The course will also delve into the influence that technology—such as smartphones and wearable fitness and health trackers—has on a person’s health and health-related decisions. For example, Harshaw said, there is some evidence that suggests that people who use food-tracking apps to help control their eating have poorer memory recall with regard to what they have eaten.

Harshaw, who joined the University of New Orleans in the fall, said the course was always a popular one when he was on faculty at Indiana University Bloomington. He thinks part of the draw is that it’s a course that has applicability to everyone’s lives.

“I think it’s the kind of class that lots of students would be interested to enjoy,” he said. “It’s dealing with every day, mundane decisions that lead people to be on either a good health trajectory or else on a course that could lead to riskier behavior and poorer health.”

Of note: This course is considered a “special topics” course, which means that when you go to enroll in it electronically, the system may tell you that you need certain prerequisites. Harshaw cautions not to be intimidated, however, as the course is open to everyone. If you are interested and are encountering difficulties enrolling, contact Harshaw at (504) 280-7167 or charshaw@uno.edu for help navigating the system.

Class: Academic Success (UNIV 1003)

When: You choose! The University is offering 15 sections of this one-credit course at various times throughout the week, Monday through Friday. It’s a 50-minute, one-day-a-week class, with a cap of 12 students per class.

UNIV 1003 TextbookInstructors: This course is being offered by various instructors, including college advisors and staff from First Year Experience.

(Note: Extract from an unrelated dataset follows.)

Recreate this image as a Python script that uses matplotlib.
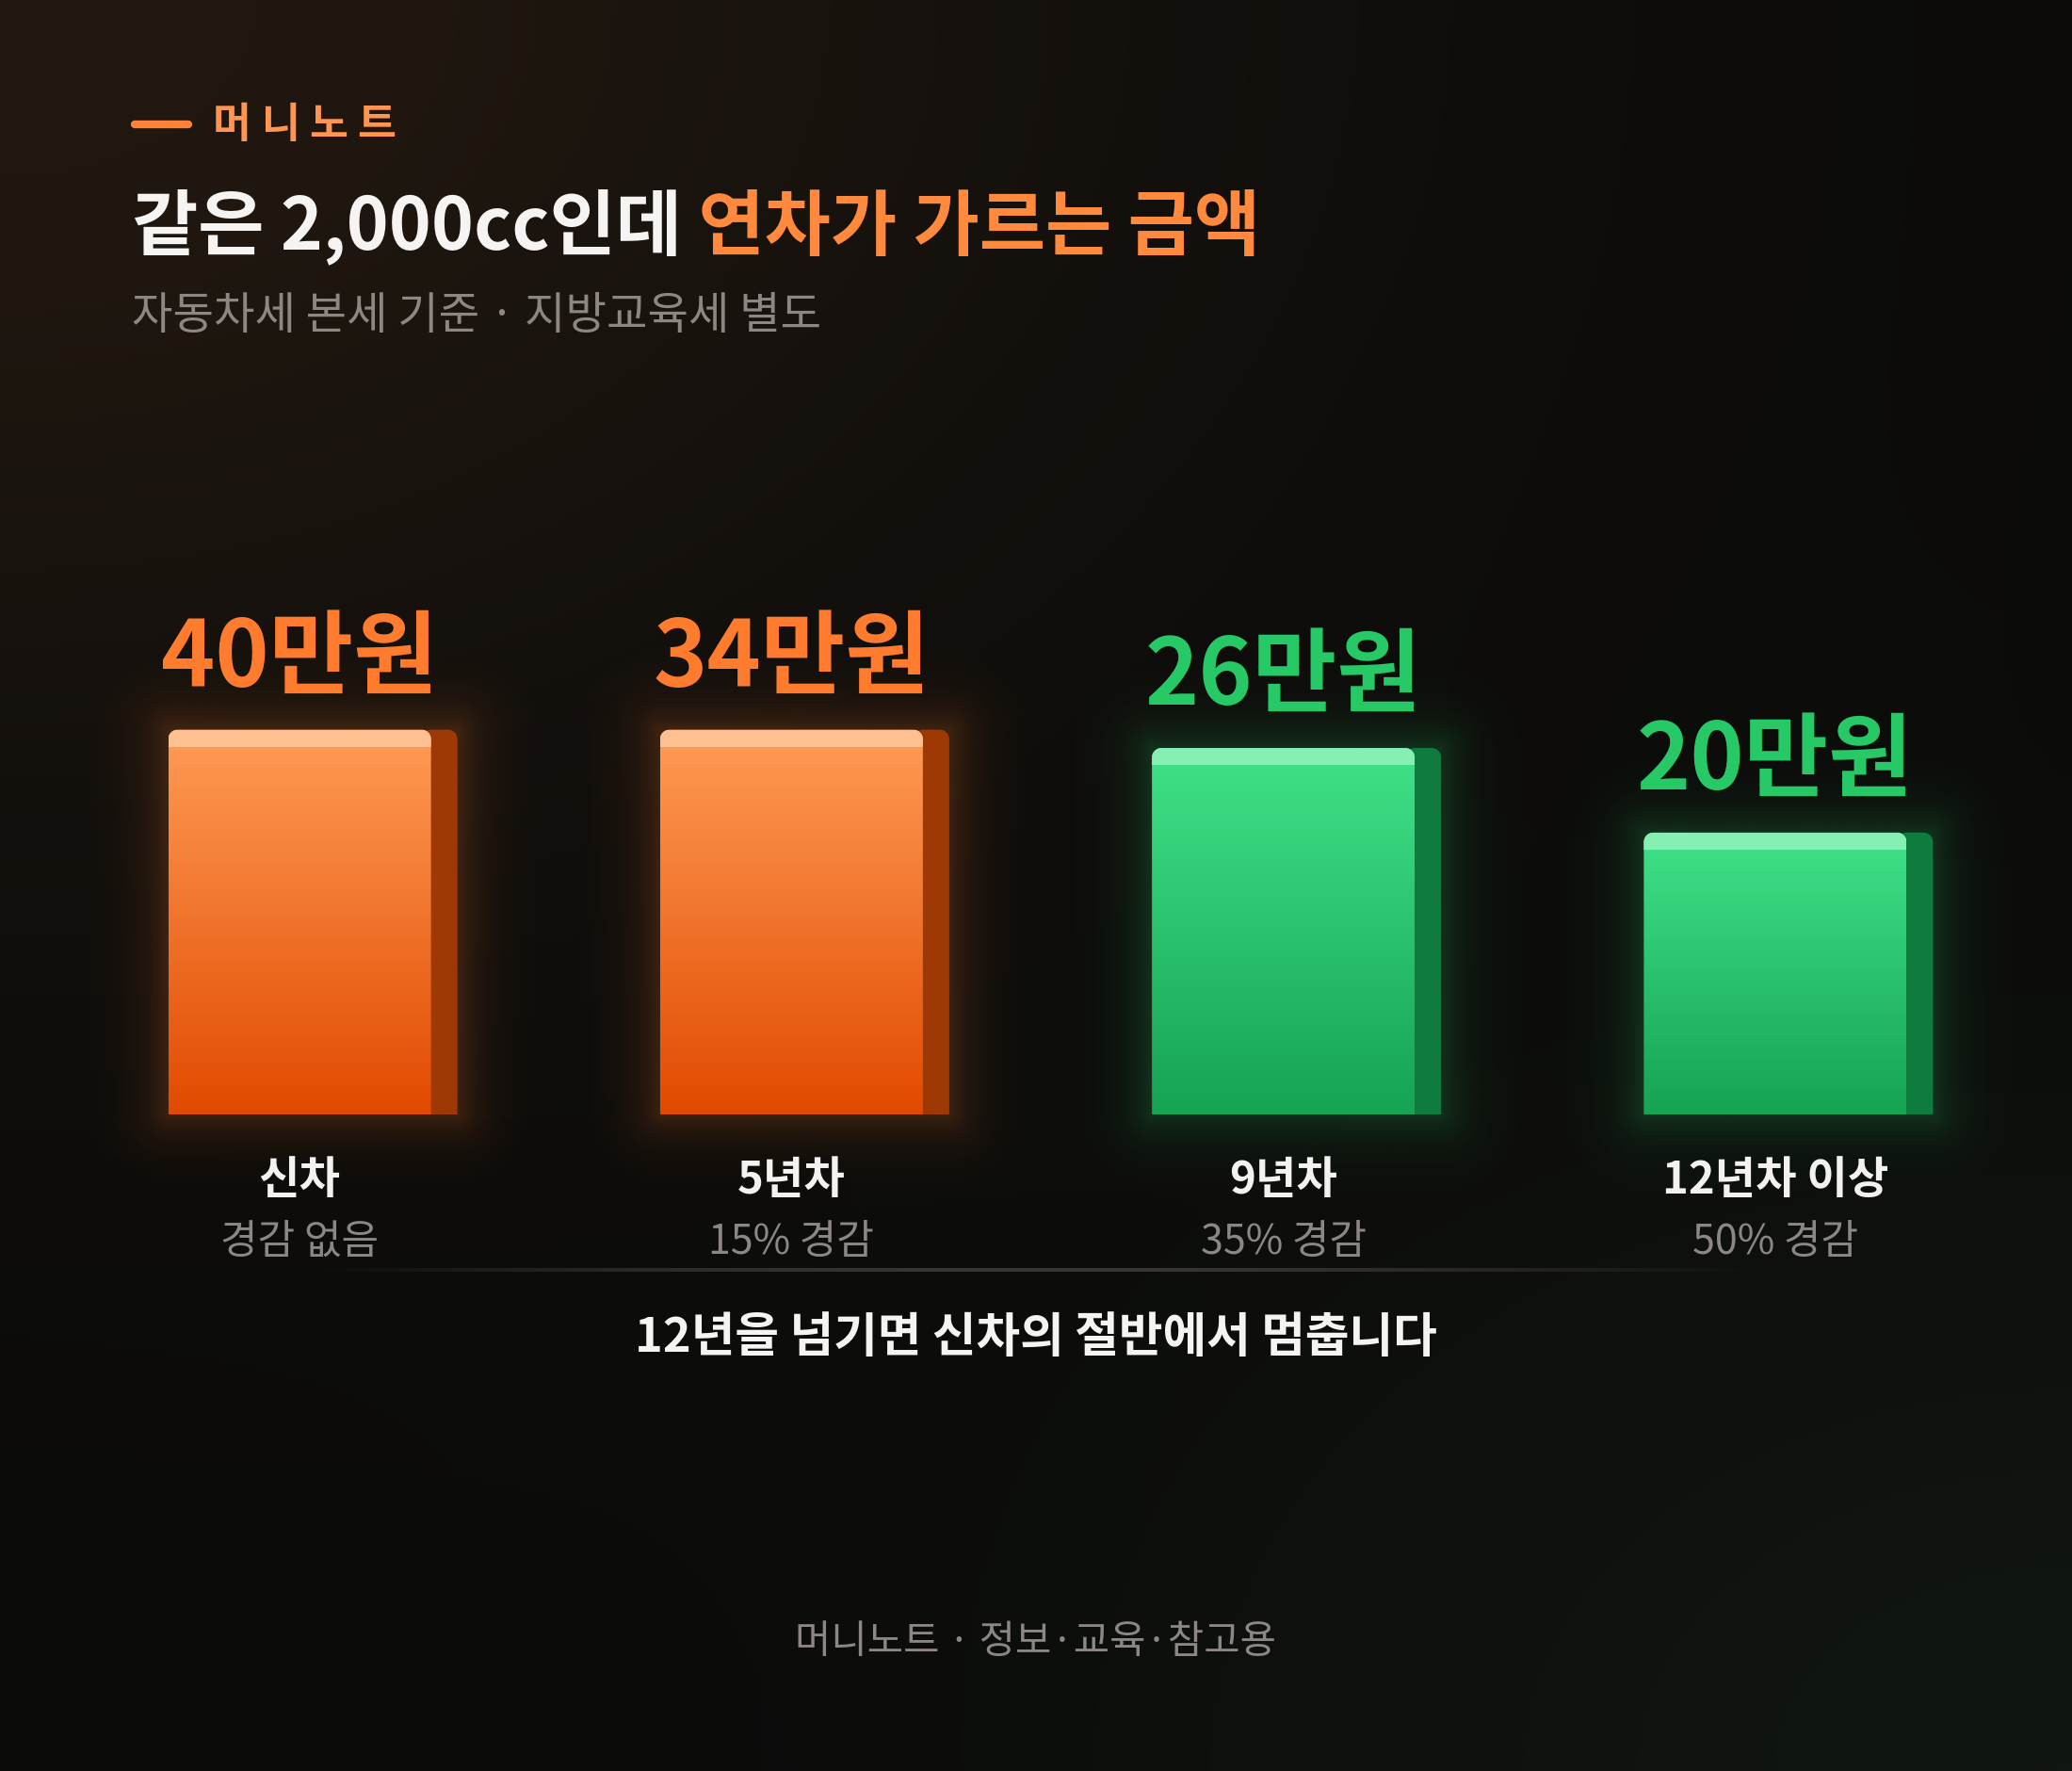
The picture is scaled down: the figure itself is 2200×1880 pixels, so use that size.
import numpy as np
import matplotlib
matplotlib.use("Agg")
import matplotlib.pyplot as plt
from matplotlib.patches import Polygon, Rectangle

plt.rcParams['font.family'] = ['Noto Sans CJK KR', 'DejaVu Sans']

# data
categories = ['신차', '5년차', '9년차', '12년차 이상']
notes = ['경감 없음', '15% 경감', '35% 경감', '50% 경감']
taxes = [40, 34, 26, 20]          # 만원
tones = ['orange', 'orange', 'green', 'green']
bar_cap = 27.3                    # bars are drawn no taller than this

W, H = 2200, 1880
fig = plt.figure(figsize=(W / 100, H / 100), dpi=100)

# background layer in pixel coords
bg = fig.add_axes([0, 0, 1, 1])
bg.set_xlim(0, W)
bg.set_ylim(H, 0)
bg.axis('off')

yy, xx = np.mgrid[0:H:4, 0:W:4].astype(float)
img = np.zeros(yy.shape + (3,))
img[:] = np.array([11, 11, 10]) / 255
warm = np.exp(-((xx / 1600) ** 2 + (yy / 1100) ** 2) * 1.6)
img += warm[..., None] * np.array([22, 13, 6]) / 255
cool = np.exp(-(((W - xx) / 1300) ** 2 + ((H - yy) / 900) ** 2) * 1.6)
img += cool[..., None] * np.array([5, 11, 6]) / 255
bg.imshow(np.clip(img, 0, 1), extent=(0, W, H, 0), aspect='auto', zorder=0, interpolation='bilinear')

# eyebrow
orange_txt = '#ff8a3d'
bg.plot([143, 200], [132, 132], color='#ff8238', lw=6, solid_capstyle='round', zorder=2)
for k, ch in enumerate('머니노트'):
    bg.text(226 + 51 * k, 133, ch, color='#ff9550', fontsize=32, fontweight='bold',
            ha='left', va='center', zorder=3)

# title in two colours
t1 = bg.text(140, 241, '같은 2,000cc인데', color='#f6f4f2', fontsize=55, fontweight='bold',
             ha='left', va='center', zorder=3)
bg.annotate(' 연차가 가르는 금액', xy=(1, 0), xycoords=t1, ha='left', va='bottom',
            color=orange_txt, fontsize=55, fontweight='bold', zorder=3)
bg.text(140, 336, '자동차세 본세 기준 · 지방교육세 별도', color='#8c8782', fontsize=34,
        ha='left', va='center', zorder=3)

# separator with faded ends
t = np.linspace(0, 1, 400)
line = np.zeros((1, 400, 4))
line[..., :3] = np.array([58, 54, 50]) / 255
line[..., 3] = np.sin(np.pi * t) ** 0.9
bg.imshow(line, extent=(330, 1870, 1350, 1346), aspect='auto', zorder=2)

bg.text(W / 2, 1420, '12년을 넘기면 신차의 절반에서 멈춥니다', color='#f6f4f2', fontsize=36.5,
        fontweight='bold', ha='center', va='center', zorder=3)
bg.text(W / 2, 1744, '머니노트 · 정보·교육·참고용', color='#8c8782', fontsize=30,
        ha='center', va='center', zorder=3)

# bar axes
ax_l, ax_b, ax_w, ax_h = 57 / W, (H - 1183) / H, 2089 / W, 598.4 / H
ax = fig.add_axes([ax_l, ax_b, ax_w, ax_h])
ax.set_xlim(-0.5, 3.5)
ax.set_ylim(0, 40)
ax.axis('off')
ax.patch.set_alpha(0)

px_x = ax_w * W / 4.0     # pixels per x unit
px_y = ax_h * H / 40.0    # pixels per y unit

palette = {
    'orange': dict(top=(255, 156, 86), bot=(226, 74, 0), hi='#ffc091', side='#9e3805',
                   glow=(255, 120, 40), text='#ff7b2e'),
    'green': dict(top=(64, 226, 136), bot=(22, 163, 84), hi='#86efb3', side='#0e7c3c',
                  glow=(40, 200, 100), text='#26c965'),
}

front_w = 279 / px_x
side_w = 28 / px_x
rx, ry = 10 / px_x, 10 / px_y
hl = 18 / px_y


def top_rounded(x0, x1, y0, y1):
    a_r = np.linspace(0, np.pi / 2, 16)
    a_l = np.linspace(np.pi / 2, np.pi, 16)
    pts = [(x0, y0), (x1, y0)]
    pts += [(x1 - rx + rx * np.cos(a), y1 - ry + ry * np.sin(a)) for a in a_r]
    pts += [(x0 + rx + rx * np.cos(a), y1 - ry + ry * np.sin(a)) for a in a_l]
    return pts


heights = np.minimum(taxes, bar_cap)
for i, (val, h, tone) in enumerate(zip(taxes, heights, tones)):
    p = palette[tone]
    x0 = i - front_w / 2
    x1 = i + front_w / 2

    # glow
    pad_px = 110
    gx0, gx1 = x0 - pad_px / px_x, x1 + side_w + pad_px / px_x
    gy0, gy1 = -pad_px / px_y, h + pad_px / px_y
    gxs = np.linspace(gx0, gx1, 220)
    gys = np.linspace(gy0, gy1, 220)
    GX, GY = np.meshgrid(gxs, gys)
    dx = np.maximum(np.maximum(x0 - GX, GX - (x1 + side_w)), 0) * px_x
    dy = np.maximum(np.maximum(0 - GY, GY - h), 0) * px_y
    d = np.hypot(dx, dy)
    glow = np.zeros(GX.shape + (4,))
    glow[..., :3] = np.array(p['glow']) / 255
    glow[..., 3] = 0.2 * np.exp(-d / 26)
    gim = ax.imshow(glow, extent=(gx0, gx1, gy0, gy1), origin='lower', aspect='auto',
                    zorder=1, interpolation='bilinear')
    gim.set_clip_on(False)

    # side face
    side = Polygon(top_rounded(x1 - rx, x1 + side_w, 0, h), closed=True,
                   facecolor=p['side'], edgecolor='none', zorder=2)
    ax.add_patch(side)

    # front face with vertical gradient
    front = Polygon(top_rounded(x0, x1, 0, h), closed=True, facecolor='none',
                    edgecolor='none', zorder=3)
    ax.add_patch(front)
    tt = np.linspace(0, 1, 256)[:, None]
    grad = (np.array(p['bot']) * (1 - tt) + np.array(p['top']) * tt) / 255
    im = ax.imshow(grad[:, None, :], extent=(x0, x1, 0, h), origin='lower', aspect='auto',
                   zorder=3, interpolation='bilinear')
    im.set_clip_path(front)
    strip = Rectangle((x0, h - hl), front_w, hl, facecolor=p['hi'], edgecolor='none', zorder=4)
    ax.add_patch(strip)
    strip.set_clip_path(front)

    # labels
    ax.annotate(f'{val}만원', xy=(i, h), xytext=(0, 46 * 0.72), textcoords='offset points',
                ha='center', va='baseline', color=p['text'], fontsize=70, fontweight='bold',
                zorder=5)
    ax.annotate(categories[i], xy=(i, 0), xytext=(0, -70 * 0.72), textcoords='offset points',
                ha='center', va='center', color='#f4f2f0', fontsize=34, fontweight='bold',
                zorder=5)
    ax.annotate(notes[i], xy=(i, 0), xytext=(0, -136 * 0.72), textcoords='offset points',
                ha='center', va='center', color='#8c8782', fontsize=31, zorder=5)

ax.set_xlim(-0.5, 3.5)
ax.set_ylim(0, 40)

fig.savefig('out.png', dpi=100, facecolor='#0b0b0a')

Who can enroll: Freshmen, sophomores and juniors.

Why you should take this course: No matter your academic performance, UNIV-1003 is designed to help you learn how to strategically improve your GPA, launching you on the path of self-growth and discovery.

Students who take this course will be immersed in interactive activities that are designed to strengthen memory, self-management, study behaviors, motivation and engagement with university support networks. As part of the class, students will have the opportunity to take the Learning and Study Strategies Inventory (also called LASSI), an assessment that will help identify individual learning strategies and attitudes. The results of this assessment will be used to help students find ways to maximize their study, incorporating practices that best suit their individual learning styles. In addition, students will create an individualized plan for academic success.

“It’s going to give them the best tools for them to be successful,” said Candace Stanton, student success counselor and coordinator of University Success. “Whatever study behaviors that they notice that they have that weren’t effective in the past, this can help to build on those things and turn them around.”

Mike Hoffshire, assistant director of Student Success, stressed that that UNIV 1003 is for every student who has an interest in optimizing their coursework for success. “This is a course that is designed for any student who wants to increase their GPA or learn new study skills and strategies that they can use in college,” he said.

Of note: The textbook used in the course, Practicing College Learning Strategies by C.H. Hopper, is being provided to students free of cost to them.